人工関節とは
人工関節は、関節リウマチや変形性関節症などの病気で、関節が破壊されてしまったときなどに用いられ、人工関節に置き換える手術を人工関節置換術と言います。
手術では、軟骨の摩耗などが原因で痛みが生じている関節部分の骨を取り除き、その代わりにステンレスやチタン合金、あるいはセラミックなどで作られた人工関節に置き換えます。
痛みをとることが一番の目的ですが、関節の動きも元の状態に戻るようになったり、患部以外の関節への負担が軽減するといった効果もあります。手術の際は院長が赤羽中央総合病院で行います。
手術を行う基準としては、患者様の年齢(人工関節の寿命との関係)や変形の進行具合、痛む関節を庇うことによる他の関節への負担などを考慮しながら、慎重に対応いたします。
人工関節置換術を行うケースとは
人工関節は多くの種類があり、膝関節や股関節をはじめ、肩、肘、足ほか、どの関節にも対応するものがあります。
そのなかでも股関節や膝関節を対象とした手術が、日本では広く行われています。
人工関節を取り入れるケースとして多いのが、臼蓋(股関節の屋根にあたる部分)の発育が不十分なため、大腿骨頭がしっかり覆われておらず、はみ出してしまっている状態の臼蓋形成不全や一次性変形性股関節症(関節軟骨が消失してしまう)などで末期関節症となってしまった場合です。
人工関節のご相談はお気軽に
人工関節には寿命があり、摩耗、緩み、破損などで耐久年数は15~20年ほど言われています。
そのため高齢者に限り行うというスタンスでしたが、最近の人工関節は耐久性に優れておりますので、再手術のリスクは減ってきています。
単なる摩耗であれば、部分的な入れ替えで軽く済む場合がほとんどです。
それでも人工関節置換術を行うにあたっては、万全を期すべく、しっかりと検査をいたします。
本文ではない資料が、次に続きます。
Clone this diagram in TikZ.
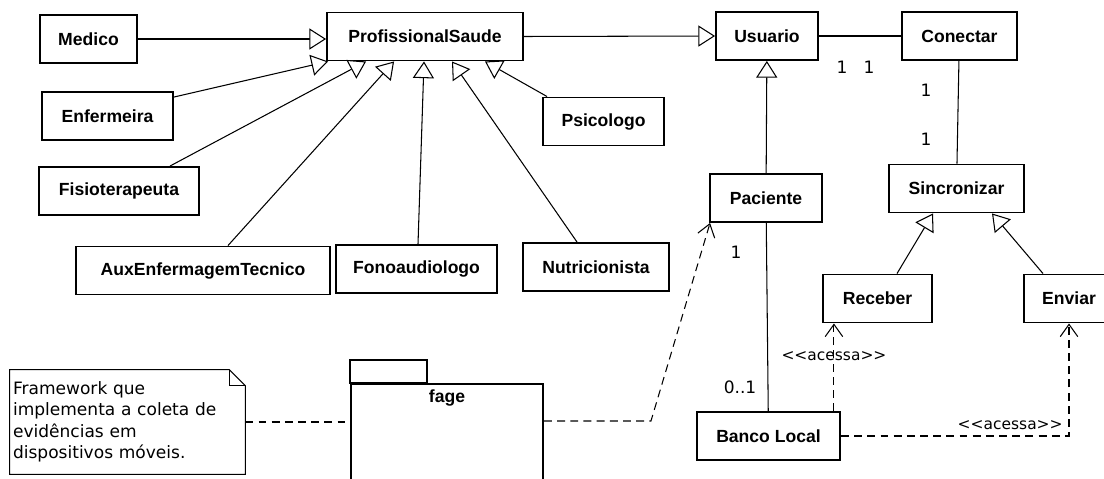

手術についてのご相談もお気軽にどうぞ。
主な人工関節
人工膝関節
人工膝関節は、大腿骨側と脛骨側のコンポーネント(金属製)と、その間に軟骨替りに差し込む医療用プラスチック(高分子ポリエチレン製)で構成されています。
人工膝関節置換術は、膝が痛くて、歩行障害が起きる。階段の上り下りがつらい、膝に繰り返し水が溜まる。さらにX線撮影で高度な変形(末期)が認められた場合に行います。
手術には、膝の痛み具合によってすべて置き換える方法をはじめ、大腿骨側もしくは脛骨側の関節部分だけを置き換える方法(片側置換)、また関節部分の一部だけを置き換える方法などがあります。
MIS(最小侵襲手術)で行います。手術の際、ほとんどの筋肉を傷つけないため術後のリハビリテーションが順調に行えます。
人工股関節
損傷して痛んでいる股関節部分に置き換えるもので、大腿骨側のステム(金属製)と、骨頭・骨盤側の金属製の寛骨臼との間にインサートする医療用プラスチック(高分子ポリエチレン製)を組み合わせた構造になっています。
人工股関節置換術は、変形した関節では日常生活に支障をきたすので、新しい関節を取り入れる方法しかないと思われる末期関節症の患者様が対象になります。
以前は後方アプローチといって、臀部の方を切って手術を行っており術後の脱臼が懸念され、日常生活にも制限がありましたが現在は前方アプローチを行っており、動作の制限なくほぼ脱臼しません。
手術後について
人工関節置換術の手術後は、しっかりとリハビリテーションが行われているようなら、体の機能は改善されていきます。
6カ月以上リハビリテーションを継続していれば、その箇所の筋力が失われにくくなりますので、毎日の積み重ねが重要です。
理学療法士(PT)などのサポートを受けながら、座る、立つ、歩くなどの動作ができるように体の基本的な機能の回復に努めてください。